Ahora que ha muerto Peter O’Toole me veo obligado moralmente a escribir un post sobre Jordania porque él fue uno de los responsables de que me decidiera a visitar ese país hace unos años, desde que le vío recorrer el techo del tren que acababa de asaltar, aclamado por sus tropas y tremolando al aire su blanca, inmaculadísima chilaba.
Vale que estaba encarnando a T.E Lawrence -ya saben, Lawrence de Arabia-, pero las únicas imágenes que tenemos de éste son en poco glamouroso blanco y negro y carentes del aura visual que el actor irlandés -a las órdenes de David Lean, eso sí- le aportó incrementando aún más su carácter heroico (aunque sin omitir sus puntos oscuros). La magia del cine, ya saben.
Por supuesto que lo más destacado de Jordania son la emblemática Petra (a la que, por cierto, Indiana Jones también impulsó turísticamente) y el Wadi Rum, la una con esa fantástica ciudad rupestre nabatea y el otro con la magnificiencia que otorgan ciertos desiertos con determinadas formaciones rocosas. Uno también disfrutó con la urbe romana de Jerash, muy bien conservada y donde resulta un curioso espectáculo ver a un gaitero jordano, con su traje típico, tocando en pleno teatro; o viendo el mosaico de Mádaba, con la representación más antigua que se conoce del mundo mediterráneo.
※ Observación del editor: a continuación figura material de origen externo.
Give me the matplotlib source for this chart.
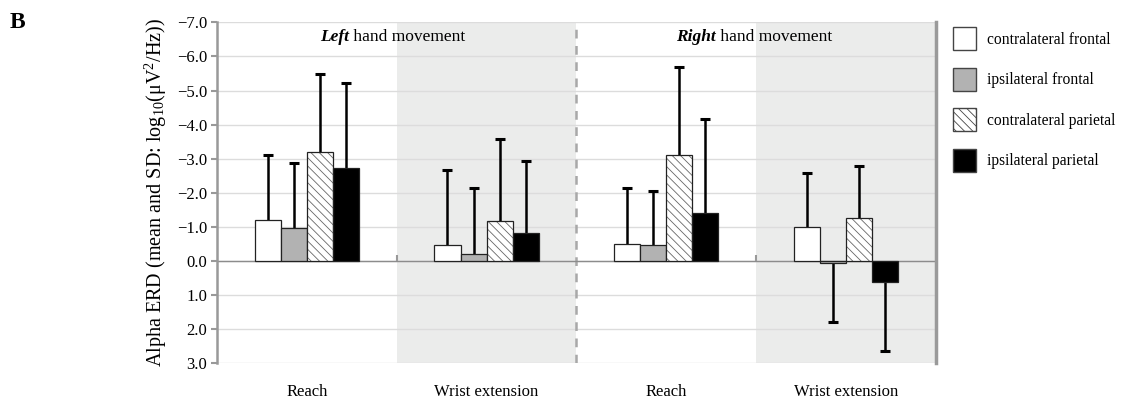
import numpy as np
import matplotlib
matplotlib.use("Agg")
import matplotlib.pyplot as plt
from matplotlib.patches import Patch
from matplotlib.ticker import FuncFormatter

plt.rcParams['font.family'] = ['Liberation Serif', 'DejaVu Serif']
plt.rcParams['mathtext.fontset'] = 'custom'
plt.rcParams['mathtext.rm'] = 'Liberation Serif'
plt.rcParams['mathtext.it'] = 'Liberation Serif:italic'
plt.rcParams['mathtext.bf'] = 'Liberation Serif:bold'
plt.rcParams['hatch.linewidth'] = 0.6

# data (alpha ERD, mean and SD)
conditions = ['Reach', 'Wrist extension', 'Reach', 'Wrist extension']
series = ['contralateral frontal', 'ipsilateral frontal',
          'contralateral parietal', 'ipsilateral parietal']
contra_frontal = [-1.20, -0.47, -0.48, -1.00]
ipsi_frontal = [-0.95, -0.20, -0.45, 0.07]
contra_parietal = [-3.20, -1.18, -3.10, -1.26]
ipsi_parietal = [-2.73, -0.83, -1.40, 0.61]
sd_contra_frontal = [1.90, 2.20, 1.65, 1.57]
sd_ipsi_frontal = [1.93, 1.93, 1.61, 1.73]
sd_contra_parietal = [2.28, 2.39, 2.58, 1.52]
sd_ipsi_parietal = [2.50, 2.10, 2.76, 2.03]
yticks = [-7, -6, -5, -4, -3, -2, -1, 0, 1, 2, 3]

means = [contra_frontal, ipsi_frontal, contra_parietal, ipsi_parietal]
sds = [sd_contra_frontal, sd_ipsi_frontal, sd_contra_parietal, sd_ipsi_parietal]
faces = ['white', '#b2b2b2', 'white', 'black']
hatches = [None, None, '\\\\\\\\', None]

fig = plt.figure(figsize=(11.24, 4.05), dpi=100)
ax = fig.add_axes([0.193, 0.1037, 0.6397, 0.841])

x = np.arange(len(conditions))
w = 0.145

# shaded panels and divider
for xs in [0.5, 2.5]:
    ax.axvspan(xs, xs + 1, color='#ebeceb', zorder=0, lw=0)
ax.axvline(1.5, color='#a8a8a8', lw=1.8, ls=(0, (3.5, 3)), zorder=1)

for i in range(4):
    xi = x + (i - 1.5) * w
    m = np.array(means[i])
    s = np.array(sds[i])
    if hatches[i]:
        ax.bar(xi, m, w, color='white', edgecolor='#666666', linewidth=0,
               hatch=hatches[i], zorder=3)
        ax.bar(xi, m, w, fill=False, edgecolor='#222222', linewidth=0.9, zorder=3.1)
    else:
        ax.bar(xi, m, w, color=faces[i], edgecolor='#222222', linewidth=0.9, zorder=3)
    end = m + np.sign(m) * s
    ax.vlines(xi, m, end, color='black', lw=1.8, zorder=2)
    ax.plot(xi, end, ls='none', marker='_', ms=7, mew=2.2, color='black', zorder=2)

ax.axhline(0, color='#8c8c8c', lw=1.0, zorder=2.5)
ax.vlines([0.5, 2.5], 0, -0.18, color='#999999', lw=1.5, zorder=2.5)

ax.set_ylim(3, -7)
ax.set_xlim(-0.5, 3.5)
ax.set_yticks(yticks)
ax.yaxis.set_major_formatter(FuncFormatter(lambda v, p: f"{v:.1f}".replace('-', '\u2212')))
ax.yaxis.grid(True, color='#dcdcdc', lw=1.0, zorder=0.5)
ax.set_axisbelow(True)
ax.set_xticks(x)
ax.set_xticklabels(conditions, fontsize=12)
ax.tick_params(axis='x', length=0, pad=15)
ax.tick_params(axis='y', length=4, width=1.5, color='#999999', labelsize=12, pad=3)

for sp in ['top', 'bottom']:
    ax.spines[sp].set_visible(False)
ax.spines['left'].set_color('#999999')
ax.spines['left'].set_linewidth(1.8)
ax.spines['right'].set_color('#9a9a9a')
ax.spines['right'].set_linewidth(2.5)

ax.set_ylabel('Alpha ERD (mean and SD: log$_{10}$(\u03bcV$^2$/Hz))', fontsize=14.5, labelpad=6)

# panel titles: bold italic word + plain rest
for word, xpos in [('Left', 0.234), ('Right', 2.276)]:
    t = ax.text(xpos, -6.45, word, ha='right', va='baseline', fontsize=12.5,
                fontweight='bold', fontstyle='italic')
    ax.annotate(' hand movement', xy=(1, 0), xycoords=t, ha='left', va='bottom',
                fontsize=12.5)

fig.text(0.009, 0.93, 'B', fontsize=17, fontweight='bold')

handles = []
for i in range(4):
    handles.append(Patch(facecolor=faces[i], edgecolor='#444444', hatch=hatches[i], lw=1.0))
fig.legend(handles, series, loc='upper left', bbox_to_anchor=(0.835, 0.967),
           frameon=False, fontsize=11.2, handlelength=1.54, handleheight=1.9,
           labelspacing=1.12, handletextpad=0.7)

fig.savefig('out.png', dpi=100)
Tampoco me olvido de la mágica subida al Monte Nebo, desde donde la tradición dice que Moisés vislumbró la Tierra Prometida en su último aliento antes de morir; ni de la mágica experiencia de flotar en el Mar Muerto por más intentos que hiciera por sumergirme (algo no muy recomendable, dada la altísima salinidad de sus aguas, que deja los ojos muy irritados).
Hasta la capital, Ammán (¿sabían que antaño se llamaba Filadelfia?), que no es especialmente bonita pero sí acogedora, tiene rincones interesantes repartidos por las siete colinas sobre las que se asienta, al igual que Roma. De hecho, romanos son los restos de la Ciudadela (Templo de Hércules, Odeón, teatro…) y además investigados por una expedición arqueológica española.
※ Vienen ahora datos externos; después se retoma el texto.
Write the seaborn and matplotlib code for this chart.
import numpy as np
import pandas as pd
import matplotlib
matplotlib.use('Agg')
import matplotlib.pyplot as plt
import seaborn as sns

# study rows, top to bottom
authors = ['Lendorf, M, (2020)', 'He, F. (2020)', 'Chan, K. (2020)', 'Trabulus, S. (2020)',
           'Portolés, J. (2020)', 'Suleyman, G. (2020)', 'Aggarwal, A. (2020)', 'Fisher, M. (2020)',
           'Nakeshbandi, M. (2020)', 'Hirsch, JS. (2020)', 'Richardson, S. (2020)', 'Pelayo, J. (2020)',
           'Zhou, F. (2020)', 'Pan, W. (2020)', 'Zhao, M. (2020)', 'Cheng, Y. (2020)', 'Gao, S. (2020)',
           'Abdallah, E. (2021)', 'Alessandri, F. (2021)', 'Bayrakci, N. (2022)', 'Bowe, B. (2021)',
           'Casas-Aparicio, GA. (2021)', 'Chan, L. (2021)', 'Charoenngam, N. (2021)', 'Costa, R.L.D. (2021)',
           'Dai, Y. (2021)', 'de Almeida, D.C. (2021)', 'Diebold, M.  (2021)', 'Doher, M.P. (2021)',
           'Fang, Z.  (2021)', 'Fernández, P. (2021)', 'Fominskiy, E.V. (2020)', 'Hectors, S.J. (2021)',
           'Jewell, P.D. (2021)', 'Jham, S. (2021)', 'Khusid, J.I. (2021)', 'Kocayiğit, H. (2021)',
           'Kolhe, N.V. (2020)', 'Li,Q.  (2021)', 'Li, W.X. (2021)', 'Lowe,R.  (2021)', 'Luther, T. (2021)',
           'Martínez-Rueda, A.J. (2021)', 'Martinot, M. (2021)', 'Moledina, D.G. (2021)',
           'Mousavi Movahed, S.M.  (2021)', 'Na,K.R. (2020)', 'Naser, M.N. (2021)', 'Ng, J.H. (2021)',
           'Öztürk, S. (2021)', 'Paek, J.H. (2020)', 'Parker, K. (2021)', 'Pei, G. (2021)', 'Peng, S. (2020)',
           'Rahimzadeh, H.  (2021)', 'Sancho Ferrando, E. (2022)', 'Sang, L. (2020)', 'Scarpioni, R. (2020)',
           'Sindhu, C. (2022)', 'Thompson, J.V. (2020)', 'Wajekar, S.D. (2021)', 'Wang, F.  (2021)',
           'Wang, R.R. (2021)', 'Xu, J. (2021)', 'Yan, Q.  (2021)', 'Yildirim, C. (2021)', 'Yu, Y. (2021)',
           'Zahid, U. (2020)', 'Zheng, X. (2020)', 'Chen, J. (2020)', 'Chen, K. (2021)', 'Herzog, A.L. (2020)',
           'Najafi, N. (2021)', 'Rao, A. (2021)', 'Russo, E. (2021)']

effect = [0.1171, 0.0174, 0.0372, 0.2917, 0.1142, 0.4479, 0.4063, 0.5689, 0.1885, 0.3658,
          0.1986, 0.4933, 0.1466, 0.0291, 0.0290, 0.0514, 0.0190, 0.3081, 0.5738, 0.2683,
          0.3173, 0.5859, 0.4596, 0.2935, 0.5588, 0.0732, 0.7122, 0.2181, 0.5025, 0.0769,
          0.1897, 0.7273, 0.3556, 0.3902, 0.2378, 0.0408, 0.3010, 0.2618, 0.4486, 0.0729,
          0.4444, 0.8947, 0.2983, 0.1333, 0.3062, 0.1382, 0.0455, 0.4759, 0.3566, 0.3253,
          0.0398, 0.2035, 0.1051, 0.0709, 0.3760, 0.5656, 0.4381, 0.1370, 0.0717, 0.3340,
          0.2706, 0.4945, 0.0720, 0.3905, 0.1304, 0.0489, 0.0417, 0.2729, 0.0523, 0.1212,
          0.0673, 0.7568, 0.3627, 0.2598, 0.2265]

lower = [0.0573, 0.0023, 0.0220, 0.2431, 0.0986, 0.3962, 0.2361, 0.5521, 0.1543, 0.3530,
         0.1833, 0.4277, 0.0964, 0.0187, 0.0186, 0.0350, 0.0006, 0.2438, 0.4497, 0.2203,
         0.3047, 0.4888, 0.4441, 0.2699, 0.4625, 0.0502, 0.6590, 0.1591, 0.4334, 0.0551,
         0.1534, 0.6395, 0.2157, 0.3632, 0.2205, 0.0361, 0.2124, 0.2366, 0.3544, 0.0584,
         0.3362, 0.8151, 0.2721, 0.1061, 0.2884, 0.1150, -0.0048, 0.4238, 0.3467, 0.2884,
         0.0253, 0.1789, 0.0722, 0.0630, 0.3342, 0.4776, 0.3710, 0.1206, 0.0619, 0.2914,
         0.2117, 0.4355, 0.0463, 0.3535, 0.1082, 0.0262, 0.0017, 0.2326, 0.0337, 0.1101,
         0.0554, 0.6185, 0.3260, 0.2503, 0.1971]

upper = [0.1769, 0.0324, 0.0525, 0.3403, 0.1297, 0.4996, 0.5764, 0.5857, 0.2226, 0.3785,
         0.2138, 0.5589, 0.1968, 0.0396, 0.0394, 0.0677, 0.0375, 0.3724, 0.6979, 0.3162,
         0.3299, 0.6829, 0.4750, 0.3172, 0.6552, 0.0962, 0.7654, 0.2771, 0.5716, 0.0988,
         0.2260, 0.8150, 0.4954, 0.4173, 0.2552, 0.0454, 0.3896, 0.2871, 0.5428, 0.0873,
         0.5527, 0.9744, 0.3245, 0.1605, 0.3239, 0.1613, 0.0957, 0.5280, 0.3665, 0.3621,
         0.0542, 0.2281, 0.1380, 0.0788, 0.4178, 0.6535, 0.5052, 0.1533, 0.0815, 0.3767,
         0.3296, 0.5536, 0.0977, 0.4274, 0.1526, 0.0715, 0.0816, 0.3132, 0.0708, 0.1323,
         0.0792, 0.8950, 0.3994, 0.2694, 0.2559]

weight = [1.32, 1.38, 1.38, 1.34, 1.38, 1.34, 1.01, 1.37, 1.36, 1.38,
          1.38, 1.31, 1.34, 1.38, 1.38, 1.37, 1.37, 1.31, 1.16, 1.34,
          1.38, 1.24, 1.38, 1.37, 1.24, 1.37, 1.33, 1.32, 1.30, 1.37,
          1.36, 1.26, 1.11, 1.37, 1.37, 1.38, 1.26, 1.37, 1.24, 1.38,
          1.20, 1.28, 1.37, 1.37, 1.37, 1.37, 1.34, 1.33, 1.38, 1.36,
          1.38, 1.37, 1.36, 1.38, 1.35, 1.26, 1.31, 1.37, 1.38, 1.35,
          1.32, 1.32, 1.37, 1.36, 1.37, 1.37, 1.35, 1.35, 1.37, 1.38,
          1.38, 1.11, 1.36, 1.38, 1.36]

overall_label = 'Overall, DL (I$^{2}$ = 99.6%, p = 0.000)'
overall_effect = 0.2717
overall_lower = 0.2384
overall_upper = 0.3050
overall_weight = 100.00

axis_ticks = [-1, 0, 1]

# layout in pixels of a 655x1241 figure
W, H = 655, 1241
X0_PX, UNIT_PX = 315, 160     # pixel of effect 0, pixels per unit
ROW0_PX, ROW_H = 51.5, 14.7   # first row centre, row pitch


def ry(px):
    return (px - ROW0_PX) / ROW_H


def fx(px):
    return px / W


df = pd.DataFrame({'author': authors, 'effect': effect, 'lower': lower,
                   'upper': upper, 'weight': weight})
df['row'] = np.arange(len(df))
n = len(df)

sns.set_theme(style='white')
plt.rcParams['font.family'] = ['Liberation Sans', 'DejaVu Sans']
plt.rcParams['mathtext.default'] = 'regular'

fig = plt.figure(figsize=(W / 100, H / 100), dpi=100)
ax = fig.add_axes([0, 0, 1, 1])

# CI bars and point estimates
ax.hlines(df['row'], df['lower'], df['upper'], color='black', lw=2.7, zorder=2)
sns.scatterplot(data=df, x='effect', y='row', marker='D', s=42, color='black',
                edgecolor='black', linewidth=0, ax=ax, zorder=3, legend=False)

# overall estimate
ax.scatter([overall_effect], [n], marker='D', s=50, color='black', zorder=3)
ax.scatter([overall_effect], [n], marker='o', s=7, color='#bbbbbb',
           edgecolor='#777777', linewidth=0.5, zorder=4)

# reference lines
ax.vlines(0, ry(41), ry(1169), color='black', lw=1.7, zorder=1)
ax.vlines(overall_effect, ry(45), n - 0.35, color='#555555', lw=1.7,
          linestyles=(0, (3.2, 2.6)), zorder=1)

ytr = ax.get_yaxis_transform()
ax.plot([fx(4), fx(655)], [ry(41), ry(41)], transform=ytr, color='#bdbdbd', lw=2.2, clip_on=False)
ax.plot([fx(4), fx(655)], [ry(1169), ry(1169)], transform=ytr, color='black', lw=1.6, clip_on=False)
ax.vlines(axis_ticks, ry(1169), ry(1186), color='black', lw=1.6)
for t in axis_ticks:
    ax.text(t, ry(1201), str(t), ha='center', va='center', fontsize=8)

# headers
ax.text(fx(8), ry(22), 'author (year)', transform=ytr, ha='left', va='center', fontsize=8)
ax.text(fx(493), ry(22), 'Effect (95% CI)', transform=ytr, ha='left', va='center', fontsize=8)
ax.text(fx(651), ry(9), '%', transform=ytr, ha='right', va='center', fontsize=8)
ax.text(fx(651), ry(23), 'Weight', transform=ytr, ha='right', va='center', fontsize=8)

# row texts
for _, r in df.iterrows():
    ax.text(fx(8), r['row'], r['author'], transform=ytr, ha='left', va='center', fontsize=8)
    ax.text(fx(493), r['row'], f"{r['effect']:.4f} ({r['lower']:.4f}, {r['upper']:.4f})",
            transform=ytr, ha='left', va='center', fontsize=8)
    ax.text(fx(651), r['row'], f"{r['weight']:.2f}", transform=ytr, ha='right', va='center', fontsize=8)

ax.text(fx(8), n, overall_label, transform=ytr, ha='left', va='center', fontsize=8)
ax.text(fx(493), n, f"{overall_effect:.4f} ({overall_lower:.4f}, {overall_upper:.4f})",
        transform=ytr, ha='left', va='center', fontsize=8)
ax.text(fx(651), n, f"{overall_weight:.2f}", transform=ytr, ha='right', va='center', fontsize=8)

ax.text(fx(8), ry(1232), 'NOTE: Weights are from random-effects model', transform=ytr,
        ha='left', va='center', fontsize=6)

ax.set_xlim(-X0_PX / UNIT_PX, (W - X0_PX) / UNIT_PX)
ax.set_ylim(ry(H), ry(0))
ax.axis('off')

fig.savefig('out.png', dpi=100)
Ahora bien, había un lugar que tenía personal interés por conocer: Áqaba. No porque sea un sitio especialmente turístico, ya que es pequeño y apenas cuenta con un fuerte mameluco, restos de la muralla y un museo, atrayendo a los visitantes sobre todo por la posibilidad de practicar submarinismo en los bellísimos fondos del Mar Rojo (es la única salida al mar de Jordania). No. Yo quería verlo porque su conquista fue el objetivo de los árabes de Lawrence, que atravesaron el desierto para asaltarlo por sorpresa, dado que por mar era imposible por las defensas que tenía.
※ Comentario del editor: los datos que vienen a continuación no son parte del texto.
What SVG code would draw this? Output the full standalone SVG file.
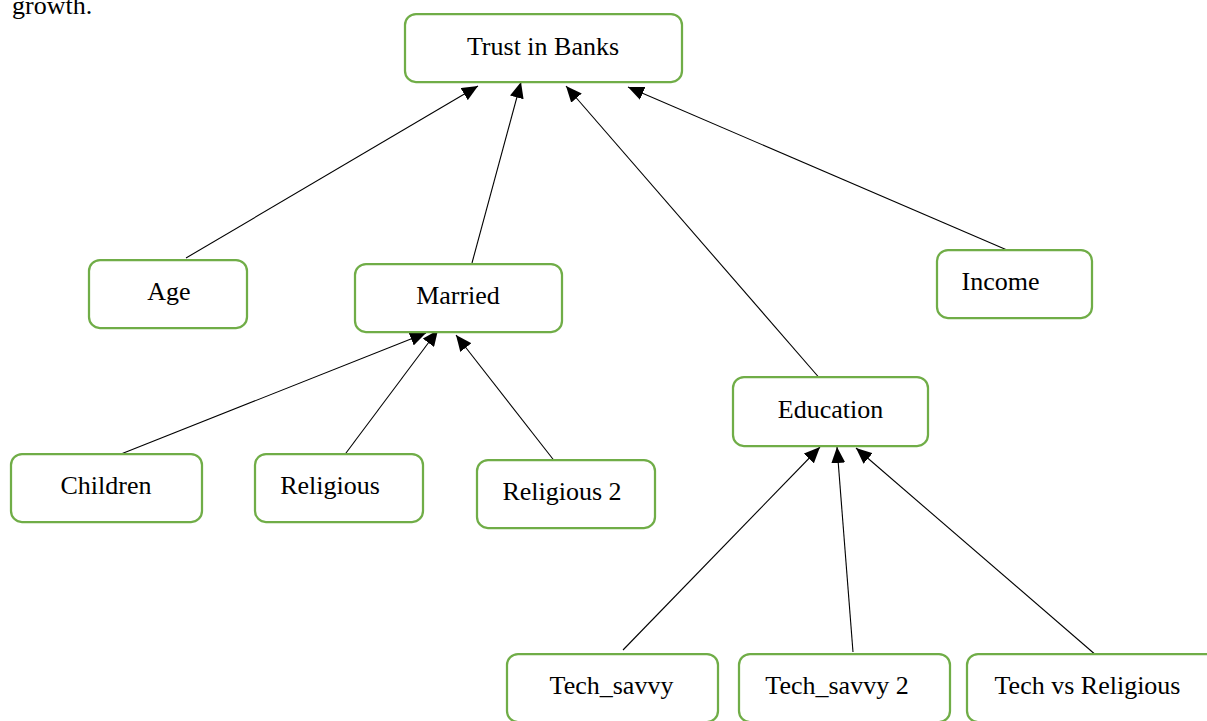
<svg xmlns="http://www.w3.org/2000/svg" width="1207" height="721" viewBox="0 0 1207 721">
<defs>
<style>
.box{fill:#ffffff;stroke:#70AD47;stroke-width:2.25}
.lbl{font-family:"Liberation Serif","Times New Roman",serif;font-size:26px;fill:#000000;text-anchor:middle}
.edge{stroke:#000000;stroke-width:1.1;fill:none;marker-end:url(#arr)}
</style>
<marker id="arr" markerUnits="userSpaceOnUse" markerWidth="18" markerHeight="14" refX="16" refY="7" orient="auto">
<path d="M0,0 L16,7 L0,14 Z" fill="#000000"/>
</marker>
</defs>
<rect width="1207" height="721" fill="#ffffff"/>
<text x="12" y="14" font-family="Liberation Serif, serif" font-size="26" fill="#000">growth.</text>
<g id="connectors">
<line class="edge" x1="186" y1="258" x2="478" y2="86"/>
<line class="edge" x1="472" y1="263" x2="521" y2="82"/>
<line class="edge" x1="822" y1="381" x2="566" y2="86"/>
<line class="edge" x1="1007" y1="250" x2="628" y2="87"/>
<line class="edge" x1="121" y1="454" x2="426" y2="333"/>
<line class="edge" x1="343" y1="457" x2="438" y2="330"/>
<line class="edge" x1="556" y1="463" x2="456" y2="335"/>
<line class="edge" x1="623" y1="650" x2="820" y2="447"/>
<line class="edge" x1="853" y1="652" x2="837" y2="447"/>
<line class="edge" x1="1097" y1="656" x2="856" y2="448"/>
</g>
<g id="n-trust"><rect class="box" x="405" y="14" width="277" height="68" rx="11"/><text class="lbl" x="543" y="55">Trust in Banks</text></g>
<g id="n-age"><rect class="box" x="89" y="260" width="158" height="68" rx="11"/><text class="lbl" x="169" y="300">Age</text></g>
<g id="n-married"><rect class="box" x="355" y="264" width="207" height="68" rx="11"/><text class="lbl" x="458" y="304">Married</text></g>
<g id="n-income"><rect class="box" x="937" y="250" width="155" height="68" rx="11"/><text class="lbl" x="1000.5" y="290">Income</text></g>
<g id="n-education"><rect class="box" x="733" y="377" width="195" height="69" rx="11"/><text class="lbl" x="830.5" y="418">Education</text></g>
<g id="n-children"><rect class="box" x="11" y="454" width="191" height="68" rx="11"/><text class="lbl" x="106" y="494">Children</text></g>
<g id="n-religious"><rect class="box" x="255" y="454" width="168" height="68" rx="11"/><text class="lbl" x="330" y="494">Religious</text></g>
<g id="n-religious2"><rect class="box" x="477" y="460" width="178" height="68" rx="11"/><text class="lbl" x="562" y="500">Religious 2</text></g>
<g id="n-techsavvy"><rect class="box" x="507" y="654" width="211" height="68" rx="11"/><text class="lbl" x="611.5" y="694">Tech_savvy</text></g>
<g id="n-techsavvy2"><rect class="box" x="739" y="654" width="211" height="68" rx="11"/><text class="lbl" x="837" y="694">Tech_savvy 2</text></g>
<g id="n-techvsrel"><rect class="box" x="967" y="654" width="260" height="68" rx="11"/><text class="lbl" x="1087.5" y="694">Tech vs Religious</text></g>
</svg>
En la película, durante esa travesía, tiene lugar una de las mejores escenas: aquella en la que Lawrence se interna solo en el desierto para buscar a un oficial perdido, haciendo caso omiso de sus hombres, que aducen que ya habrá muerto porque «todo está escrito». Pero el galés lo encuentra vivo y regresa al campamento espetándoles un rotundo y ya clásico «¡Nada está escrito!». Más tarde se verá obligado a ejecutarlo y de nuevo resonarán las proféticas palabras de sus beduinos.
En fin, que tomé el ferry desde el puerto egipcio de Nuweiba y pasé una tarde en Áqaba sólo por esa escena. Llámenme friki pero luego me compré una chilaba blanca con su tocado a juego e incluso un cinturón provisto de gumía, tal cual se ve en la imagen de cabecera, y seguí descubriendo las maravillas de Jordania. No puedo sino recomendarlas.